In 1997, KLM became the sole owner of Air UK. This resulted in the airline being rebranded as KLM uk in January 1998, including the adoption of a new livery.

Initially, the rebranded airline launched new routes from London City serving KLM's Amsterdam Schiphol hub as well as Glasgow and Edinburgh. However, from January 2000, the KLM uk routes that did not serve Amsterdam were either progressively transferred to Buzz, the KLM group's new low-cost carrier, along with the remaining 146-300 aircraft or closed. KLM uk adopted this new strategy in response to its increasing inability to match the far lower costs of the rapidly growing "no frills" competition on the main London—Scotland trunk routes, especially Luton-based EasyJet and former British Airways subsidiary Go based at Stansted itself. By 2001, Buzz operated 14 point-to-point routes from Stansted. Many of these were former Air UK routes served with a fleet of eight BAe 146-300s handed down from Air UK and two independently sourced, second-hand Boeing 737-300s. In addition, scheduled routes not transferred to Buzz and serving destinations other than Amsterdam were eventually all withdrawn, thus reducing the network to only 15 routes exclusively linking regional UK airports to Amsterdam Schiphol. This also resulted in the retirement of KLM uk's ATR-72s.

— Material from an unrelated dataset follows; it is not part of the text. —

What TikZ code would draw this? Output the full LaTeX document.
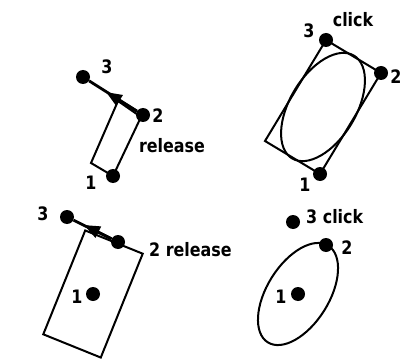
\documentclass[tikz,border=0pt]{standalone}
\usepackage{fontspec}
\setmainfont{DejaVu Sans}
\newfontfamily\lblfont[FakeStretch=0.86]{DejaVu Sans}
\usetikzlibrary{arrows.meta}
\tikzset{
  pt/.style={circle,fill=black,inner sep=0pt,minimum size=14pt},
  lbl/.style={inner sep=0pt,font=\lblfont\fontsize{18.5}{20}\selectfont\bfseries},
  edge/.style={line width=2pt,line join=miter},
  drag/.style={line width=2.8pt},
  tip/.style={-{Triangle[length=16pt,width=12pt]}}
}
\begin{document}
\begin{tikzpicture}[x=1pt,y=1pt]
\useasboundingbox (0,0) rectangle (403,359);
% ---------- top left ----------
\coordinate (a1) at (113,183);
\coordinate (a2) at (141,242);
\coordinate (a3) at (118,258);
\coordinate (a4) at (91,196);
\draw[edge] (a1) -- (a2) -- (a3) -- (a4) -- cycle;
\node[pt] (tl3) at (83,282) {};
\node[pt] (tl2) at (143,244) {};
\node[pt] (tl1) at (113,183) {};
\coordinate (tlm) at (106,267);
\draw[drag] (tl2) -- (tl3);
\draw[drag,tip] (tl2) -- (tlm);
\node[lbl] (tl3l) at (107,292) {3};
\node[lbl] (tl2l) at (158,243) {2};
\node[lbl] (tlrel) at (172,213) {release};
\node[lbl] (tl1l) at (91,176) {1};
% ---------- top right ----------
\node[pt] (tr3) at (326,319) {};
\node[pt] (tr2) at (381,286) {};
\node[pt] (tr1) at (320,185) {};
\coordinate (tr4) at (265,218);
\draw[edge] (tr3.center) -- (tr2.center) -- (tr1.center) -- (tr4) -- cycle;
\coordinate (trc) at (323,252);
\draw[edge] (trc) ellipse[x radius=60, y radius=33, rotate=58.9];
\node[lbl] (tr3l) at (309,328) {3};
\node[lbl] (trclick) at (353,339) {click};
\node[lbl] (tr2l) at (396,282) {2};
\node[lbl] (tr1l) at (305,174) {1};
% ---------- bottom left ----------
\node[pt] (bl3) at (67,142) {};
\node[pt] (bl2) at (118,117) {};
\node[pt] (bl1) at (93,65) {};
\draw[edge,rotate around={-22:(93,65)}] (62,9) rectangle (124,121);
\coordinate (blm) at (84,134);
\draw[drag] (bl2) -- (bl3);
\draw[drag,tip] (bl2) -- (blm);
\node[lbl] (bl3l) at (43,145) {3};
\node[lbl,anchor=west] (bl2l) at (149,109) {2 release};
\node[lbl] (bl1l) at (77,62) {1};
% ---------- bottom right ----------
\node[pt] (br3) at (293,137) {};
\node[pt] (br2) at (326,114) {};
\node[pt] (br1) at (298,65) {};
\draw[edge] (br1.center) ellipse[x radius=57, y radius=31, rotate=58];
\node[lbl,anchor=west] (br3l) at (306,142) {3 click};
\node[lbl] (br2l) at (347,111) {2};
\node[lbl] (br1l) at (281,62) {1};
\end{tikzpicture}
\end{document}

In 2002, KLM decided to integrate what was left of KLM UK into KLM Cityhopper, its wholly owned, Dutch-based regional subsidiary. It also decided to sell Buzz to Ryanair the following year. This transaction constituted the final link in a long chain of events connecting the early- to mid-20th century decision of British & Commonwealth Shipping, a shipping company that could trace its roots to the 19th century, to diversify into commercial aviation through ownership of several of the post-/pre-war independent airlines that merged to form British United Airways, the UK's dominant private sector airline conglomerate of the 1960s, with what is arguably the world's most commercially successful airline of the first decade of the 21st century.

===Further developments===
By late 2009, several regional point-to-point routes plied by Air UK and its predecessors for many years, which were dropped soon after Dutch flag carrier KLM had become the airline's sole owner, had been taken over by Eastern Airways and Flybe, with the former concentrating on the ex-Air Anglia oil-related business routes along Britain's East Coast and the latter focusing on former BIA/Air Westward routes serving the southern and western parts of the UK.

==Incidents and accidents==
There were four recorded non-fatal incidents during Air UK's 19-year existence from 1980 until 1998.

- On 11 June 1984, an empty ex-BIA Handley Page Dart Herald (registration: G-BBXI), was parked at Bournemouth Airport when a lorry struck the aircraft and damaged it beyond repair.
- On 19 July 1990, an ex-Air Anglia F-27-200 (registration G-BCDO) had an accident while landing at Amsterdam Schiphol Airport at the end of a scheduled flight from London Stansted. The aircraft's right-hand main gear failed to lock down while preparing to land. This resulted in a forced landing with the right gear retracted, damaging the aircraft beyond repair. There were no injuries among the 17 passengers and four crew members. (The aircraft was subsequently ferried to Air UK's base at Norwich Airport, where it was withdrawn from service and scrapped.)
- On 31 March 1992, a BAe 146-300 G-UKHP overran runway 34 at Aberdeen (Dyce) Airport after landing on a wet runway with high crosswinds. The pilot failed to deploy the spoilers and ran off the end of the runway. The aircraft was not badly damaged and no passengers were hurt.
- On 7 December 1997, an F-27-500F (registration: G-BNCY) had an accident at Guernsey Airport at the end of a scheduled service from Southampton. The aircraft overran the runway while landing in high crosswinds and came to rest in an adjacent field with its left landing gear collapsed. There were no injuries among the 50 passengers and four crew. (The aircraft was damaged beyond repair and subsequently written off.)